The proposed RNSC algorithm significantly improves quadrotor performance by combining relaxed saturation conditions with robust disturbance rejection. Key contributions include:
- Relaxed convergence conditions for NSC, reducing design complexity.
- Integration of SC-PD and CFO for enhanced transient and steady-state performance.
- Global stability guarantees via Lyapunov analysis.
Future work will focus on experimental validation in outdoor environments to further refine the algorithm for real-world applications. The robustness of the quadrotor system under input constraints makes it suitable for demanding tasks in dynamic conditions.
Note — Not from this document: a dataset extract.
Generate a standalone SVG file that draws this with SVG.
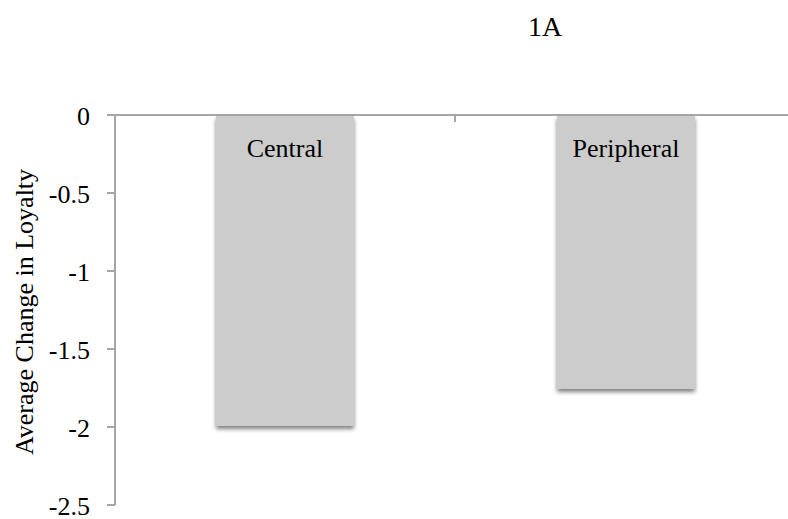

In summary, this paper presents a comprehensive framework for robust control of quadrotor UAVs, addressing critical challenges in input saturation and disturbance rejection. The RNSC approach offers a practical solution for achieving high-precision tracking and stability in complex operational scenarios.